----- STORED DATA -----
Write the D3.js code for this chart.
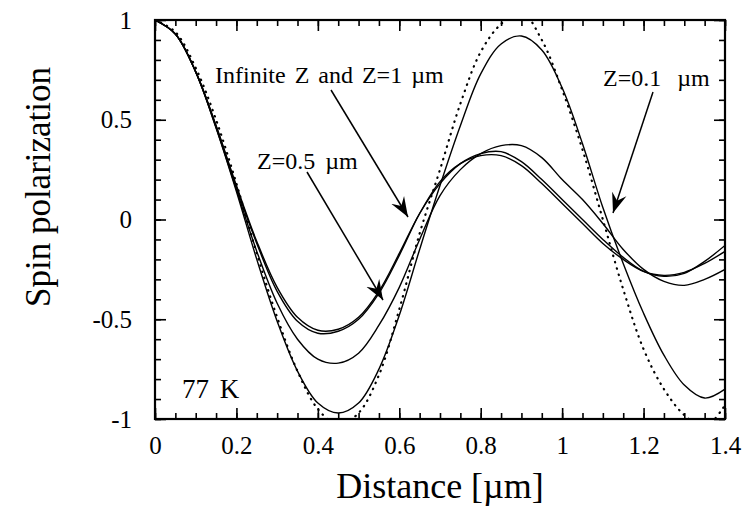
<!DOCTYPE html>
<html><head><meta charset="utf-8">
<script src="https://cdn.jsdelivr.net/npm/d3@7"></script>
<style>
body{margin:0;background:#fff}
svg{display:block}
text{font-family:"Liberation Serif","Times New Roman",serif;fill:#000}
</style>
</head><body>
<svg id="c" width="748" height="528"></svg>
<script>
// ---- data ----
const distance = [0,0.05,0.1,0.15,0.2,0.25,0.3,0.35,0.4,0.45,0.5,0.55,0.6,0.65,0.7,0.75,0.8,0.85,0.9,0.95,1.0,1.05,1.1,1.15,1.2,1.25,1.3,1.35,1.4];
const idealDotted = [1.0,0.94,0.76,0.5,0.18,-0.17,-0.49,-0.76,-0.95,-1.03,-0.97,-0.78,-0.45,-0.07,0.25,0.58,0.84,0.98,1.04,0.9,0.65,0.35,0.0,-0.35,-0.65,-0.85,-0.98,-1.04,-0.93];
const z01 = [1.0,0.93,0.74,0.46,0.14,-0.2,-0.51,-0.76,-0.92,-0.97,-0.92,-0.75,-0.48,-0.15,0.17,0.47,0.73,0.88,0.92,0.85,0.66,0.38,0.06,-0.22,-0.47,-0.68,-0.83,-0.895,-0.85];
const z05 = [1.0,0.93,0.74,0.46,0.15,-0.16,-0.42,-0.6,-0.7,-0.72,-0.67,-0.53,-0.34,-0.1,0.12,0.25,0.33,0.37,0.37,0.31,0.2,0.1,-0.02,-0.15,-0.25,-0.31,-0.33,-0.3,-0.25];
const zInf = [1.0,0.93,0.74,0.47,0.17,-0.11,-0.34,-0.49,-0.555,-0.55,-0.49,-0.36,-0.17,0.03,0.18,0.28,0.33,0.34,0.29,0.2,0.1,0.0,-0.1,-0.19,-0.26,-0.285,-0.27,-0.21,-0.13];
const z1 = [1.0,0.93,0.74,0.47,0.16,-0.12,-0.36,-0.51,-0.57,-0.56,-0.5,-0.37,-0.18,0.03,0.19,0.28,0.32,0.32,0.27,0.18,0.08,-0.02,-0.12,-0.2,-0.26,-0.28,-0.265,-0.22,-0.16];
const xTicks = [0,0.2,0.4,0.6,0.8,1,1.2,1.4];
const xMinor = d3.range(0,1.4001,0.05).map(v=>+v.toFixed(2));
const yTicks = [-1,-0.5,0,0.5,1];
const yMinor = d3.range(-1,1.0001,0.1).map(v=>+v.toFixed(2));
const xTitle = "Distance [\u00b5m]";
const yTitle = "Spin polarization";

// ---- layout ----
const L=155,R=725,T=20,B=419;
const svg=d3.select("#c");
const x=d3.scaleLinear().domain([0,1.4]).range([L,R]);
const y=d3.scaleLinear().domain([-1,1]).range([B,T]);

const defs=svg.append("defs");
defs.append("clipPath").attr("id","clip")
  .append("rect").attr("x",L).attr("y",T).attr("width",R-L).attr("height",B-T);
defs.append("marker").attr("id","ah").attr("viewBox","-20 -8 22 16")
  .attr("refX",0).attr("refY",0).attr("markerWidth",22).attr("markerHeight",16)
  .attr("markerUnits","userSpaceOnUse").attr("orient","auto")
  .append("path").attr("d","M0,0 L-20,-7.5 L-13,0 L-20,7.5 Z").attr("fill","#000");

// curves
const line=d3.line().x((d,i)=>x(distance[i])).y(d=>y(d)).curve(d3.curveCatmullRom);
const g=svg.append("g").attr("clip-path","url(#clip)");
g.append("path").attr("d",line(idealDotted)).attr("fill","none").attr("stroke","#000")
  .attr("stroke-width",2.2).attr("stroke-dasharray","0.5,6").attr("stroke-linecap","round");
[z01,z05,zInf,z1].forEach(s=>{
  g.append("path").attr("d",line(s)).attr("fill","none").attr("stroke","#000").attr("stroke-width",1.4);
});

// axes
const fmt=d=>String(d);
function ax(gen,scale,vals,size,fmtf,pad){
  return gen(scale).tickValues(vals).tickSize(-size).tickPadding(pad).tickFormat(fmtf);
}
const fs=25;
svg.append("g").attr("transform",`translate(0,${B})`).call(ax(d3.axisBottom,x,xMinor,6,"",0));
svg.append("g").attr("transform",`translate(0,${B})`).call(ax(d3.axisBottom,x,xTicks,11,fmt,17));
svg.append("g").attr("transform",`translate(0,${T})`).call(ax(d3.axisTop,x,xMinor,6,"",0));
svg.append("g").attr("transform",`translate(0,${T})`).call(ax(d3.axisTop,x,xTicks,11,"",0));
svg.append("g").attr("transform",`translate(${L},0)`).call(ax(d3.axisLeft,y,yMinor,6,"",0));
svg.append("g").attr("transform",`translate(${L},0)`).call(ax(d3.axisLeft,y,yTicks,11,fmt,23));
svg.append("g").attr("transform",`translate(${R},0)`).call(ax(d3.axisRight,y,yMinor,6,"",0));
svg.append("g").attr("transform",`translate(${R},0)`).call(ax(d3.axisRight,y,yTicks,11,"",0));

svg.selectAll(".domain").remove();
svg.selectAll(".tick line").attr("stroke","#000").attr("stroke-width",1.6);
svg.selectAll(".tick text").attr("font-size",fs).attr("fill","#000");

svg.append("rect").attr("x",L).attr("y",T).attr("width",R-L).attr("height",B-T)
  .attr("fill","none").attr("stroke","#000").attr("stroke-width",2.2);

// titles
svg.append("text").attr("x",440).attr("y",498).attr("text-anchor","middle")
  .attr("font-size",36).text(xTitle);
svg.append("text").attr("transform","translate(50,187) rotate(-90)").attr("text-anchor","middle")
  .attr("font-size",35).text(yTitle);

// annotations
svg.append("text").attr("x",182).attr("y",398).attr("font-size",27).attr("word-spacing",4).text("77 K");
svg.append("text").attr("x",215).attr("y",83).attr("font-size",24).attr("word-spacing",3)
  .text("Infinite Z and Z=1 \u00b5m");
svg.append("text").attr("x",257).attr("y",169).attr("font-size",24).attr("word-spacing",4)
  .text("Z=0.5 \u00b5m");
svg.append("text").attr("x",603).attr("y",86).attr("font-size",24).attr("word-spacing",10)
  .text("Z=0.1 \u00b5m");

const arrows=[[331,90,408,217],[307,172,383,300],[653,92,613,213]];
arrows.forEach(a=>{
  svg.append("line").attr("x1",a[0]).attr("y1",a[1]).attr("x2",a[2]).attr("y2",a[3])
    .attr("stroke","#000").attr("stroke-width",1.5).attr("marker-end","url(#ah)");
});
</script>
</body></html>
-----
# [GOAL]
The listing above must be printed again exactly, minus its pictures.

# [SOLUTION]
Write the D3.js code for this chart.
<!DOCTYPE html>
<html><head><meta charset="utf-8">
<script src="https://cdn.jsdelivr.net/npm/d3@7"></script>
<style>
body{margin:0;background:#fff}
svg{display:block}
text{font-family:"Liberation Serif","Times New Roman",serif;fill:#000}
</style>
</head><body>
<svg id="c" width="748" height="528"></svg>
<script>
// ---- data ----
const distance = [0,0.05,0.1,0.15,0.2,0.25,0.3,0.35,0.4,0.45,0.5,0.55,0.6,0.65,0.7,0.75,0.8,0.85,0.9,0.95,1.0,1.05,1.1,1.15,1.2,1.25,1.3,1.35,1.4];
const idealDotted = [1.0,0.94,0.76,0.5,0.18,-0.17,-0.49,-0.76,-0.95,-1.03,-0.97,-0.78,-0.45,-0.07,0.25,0.58,0.84,0.98,1.04,0.9,0.65,0.35,0.0,-0.35,-0.65,-0.85,-0.98,-1.04,-0.93];
const z01 = [1.0,0.93,0.74,0.46,0.14,-0.2,-0.51,-0.76,-0.92,-0.97,-0.92,-0.75,-0.48,-0.15,0.17,0.47,0.73,0.88,0.92,0.85,0.66,0.38,0.06,-0.22,-0.47,-0.68,-0.83,-0.895,-0.85];
const z05 = [1.0,0.93,0.74,0.46,0.15,-0.16,-0.42,-0.6,-0.7,-0.72,-0.67,-0.53,-0.34,-0.1,0.12,0.25,0.33,0.37,0.37,0.31,0.2,0.1,-0.02,-0.15,-0.25,-0.31,-0.33,-0.3,-0.25];
const zInf = [1.0,0.93,0.74,0.47,0.17,-0.11,-0.34,-0.49,-0.555,-0.55,-0.49,-0.36,-0.17,0.03,0.18,0.28,0.33,0.34,0.29,0.2,0.1,0.0,-0.1,-0.19,-0.26,-0.285,-0.27,-0.21,-0.13];
const z1 = [1.0,0.93,0.74,0.47,0.16,-0.12,-0.36,-0.51,-0.57,-0.56,-0.5,-0.37,-0.18,0.03,0.19,0.28,0.32,0.32,0.27,0.18,0.08,-0.02,-0.12,-0.2,-0.26,-0.28,-0.265,-0.22,-0.16];
const xTicks = [0,0.2,0.4,0.6,0.8,1,1.2,1.4];
const xMinor = d3.range(0,1.4001,0.05).map(v=>+v.toFixed(2));
const yTicks = [-1,-0.5,0,0.5,1];
const yMinor = d3.range(-1,1.0001,0.1).map(v=>+v.toFixed(2));
const xTitle = "Distance [\u00b5m]";
const yTitle = "Spin polarization";

// ---- layout ----
const L=155,R=725,T=20,B=419;
const svg=d3.select("#c");
const x=d3.scaleLinear().domain([0,1.4]).range([L,R]);
const y=d3.scaleLinear().domain([-1,1]).range([B,T]);

const defs=svg.append("defs");
defs.append("clipPath").attr("id","clip")
  .append("rect").attr("x",L).attr("y",T).attr("width",R-L).attr("height",B-T);
defs.append("marker").attr("id","ah").attr("viewBox","-20 -8 22 16")
  .attr("refX",0).attr("refY",0).attr("markerWidth",22).attr("markerHeight",16)
  .attr("markerUnits","userSpaceOnUse").attr("orient","auto")
  .append("path").attr("d","M0,0 L-20,-7.5 L-13,0 L-20,7.5 Z").attr("fill","#000");

// curves
const line=d3.line().x((d,i)=>x(distance[i])).y(d=>y(d)).curve(d3.curveCatmullRom);
const g=svg.append("g").attr("clip-path","url(#clip)");
g.append("path").attr("d",line(idealDotted)).attr("fill","none").attr("stroke","#000")
  .attr("stroke-width",2.2).attr("stroke-dasharray","0.5,6").attr("stroke-linecap","round");
[z01,z05,zInf,z1].forEach(s=>{
  g.append("path").attr("d",line(s)).attr("fill","none").attr("stroke","#000").attr("stroke-width",1.4);
});

// axes
const fmt=d=>String(d);
function ax(gen,scale,vals,size,fmtf,pad){
  return gen(scale).tickValues(vals).tickSize(-size).tickPadding(pad).tickFormat(fmtf);
}
const fs=25;
svg.append("g").attr("transform",`translate(0,${B})`).call(ax(d3.axisBottom,x,xMinor,6,"",0));
svg.append("g").attr("transform",`translate(0,${B})`).call(ax(d3.axisBottom,x,xTicks,11,fmt,17));
svg.append("g").attr("transform",`translate(0,${T})`).call(ax(d3.axisTop,x,xMinor,6,"",0));
svg.append("g").attr("transform",`translate(0,${T})`).call(ax(d3.axisTop,x,xTicks,11,"",0));
svg.append("g").attr("transform",`translate(${L},0)`).call(ax(d3.axisLeft,y,yMinor,6,"",0));
svg.append("g").attr("transform",`translate(${L},0)`).call(ax(d3.axisLeft,y,yTicks,11,fmt,23));
svg.append("g").attr("transform",`translate(${R},0)`).call(ax(d3.axisRight,y,yMinor,6,"",0));
svg.append("g").attr("transform",`translate(${R},0)`).call(ax(d3.axisRight,y,yTicks,11,"",0));

svg.selectAll(".domain").remove();
svg.selectAll(".tick line").attr("stroke","#000").attr("stroke-width",1.6);
svg.selectAll(".tick text").attr("font-size",fs).attr("fill","#000");

svg.append("rect").attr("x",L).attr("y",T).attr("width",R-L).attr("height",B-T)
  .attr("fill","none").attr("stroke","#000").attr("stroke-width",2.2);

// titles
svg.append("text").attr("x",440).attr("y",498).attr("text-anchor","middle")
  .attr("font-size",36).text(xTitle);
svg.append("text").attr("transform","translate(50,187) rotate(-90)").attr("text-anchor","middle")
  .attr("font-size",35).text(yTitle);

// annotations
svg.append("text").attr("x",182).attr("y",398).attr("font-size",27).attr("word-spacing",4).text("77 K");
svg.append("text").attr("x",215).attr("y",83).attr("font-size",24).attr("word-spacing",3)
  .text("Infinite Z and Z=1 \u00b5m");
svg.append("text").attr("x",257).attr("y",169).attr("font-size",24).attr("word-spacing",4)
  .text("Z=0.5 \u00b5m");
svg.append("text").attr("x",603).attr("y",86).attr("font-size",24).attr("word-spacing",10)
  .text("Z=0.1 \u00b5m");

const arrows=[[331,90,408,217],[307,172,383,300],[653,92,613,213]];
arrows.forEach(a=>{
  svg.append("line").attr("x1",a[0]).attr("y1",a[1]).attr("x2",a[2]).attr("y2",a[3])
    .attr("stroke","#000").attr("stroke-width",1.5).attr("marker-end","url(#ah)");
});
</script>
</body></html>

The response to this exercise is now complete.